Metric state is private
The internal state of a metric belongs to that metric.
For example:
self._total = 0
self._success_total = 0
self._failure_total = 0
or:
self._total = 0
self._duration_ms_total = 0.0
Production code should not modify these values.
Other metrics should not modify these values.
The recorder should not modify these values directly.
Only the metric updates its own state when it accepts an event.
Why metrics live near domain code
Metrics should normally be defined near the component that owns the domain meaning.
DocumentStorage knows what a save attempt means.
It knows what SUCCESS and FAILURE mean.
It knows which operation duration is worth measuring.
The generic recorder infrastructure does not need that knowledge.
This keeps the separation clear:
domain code
defines events and metrics
metrics infrastructure
records, dispatches, processes, and exposes snapshots
What metrics should not do
A metric should not own production behavior.
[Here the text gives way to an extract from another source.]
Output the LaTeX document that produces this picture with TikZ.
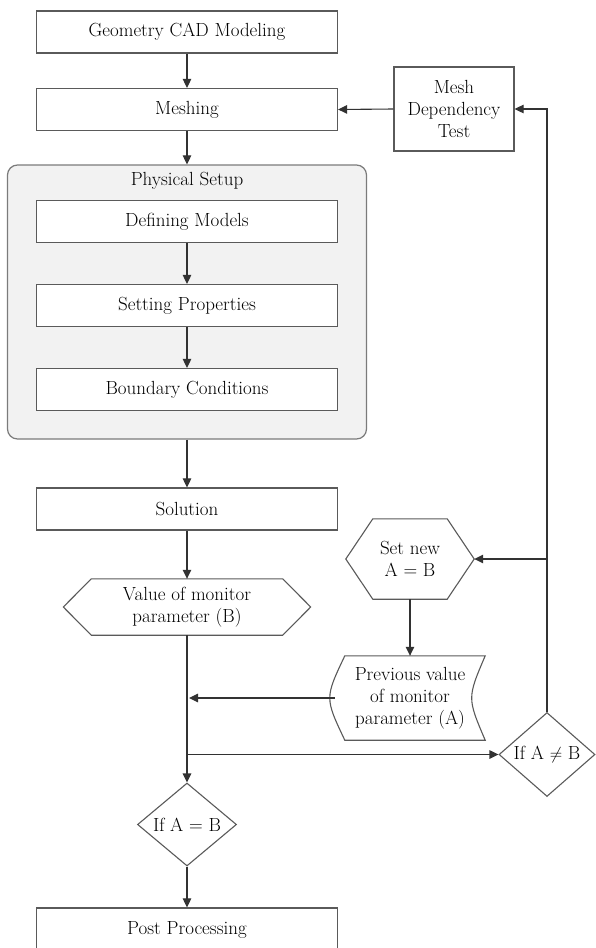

It should not call business methods.
It should not decide whether the business operation succeeds or fails.
It should not export to a backend directly as part of its core responsibility.
Its job is narrower:
accept relevant events
update measured state
expose snapshot
Delivery and integration belong to recorders, runtime, hooks, adapters, or higher-level infrastructure.
Summary
A Metric is an aggregate.
It consumes metric events.
It decides which events are relevant.
It updates its own measured state.
It exposes that state through a snapshot.
Several metrics can consume the same event and interpret different parts of its payload.
That is why production code emits structured events instead of updating counters directly.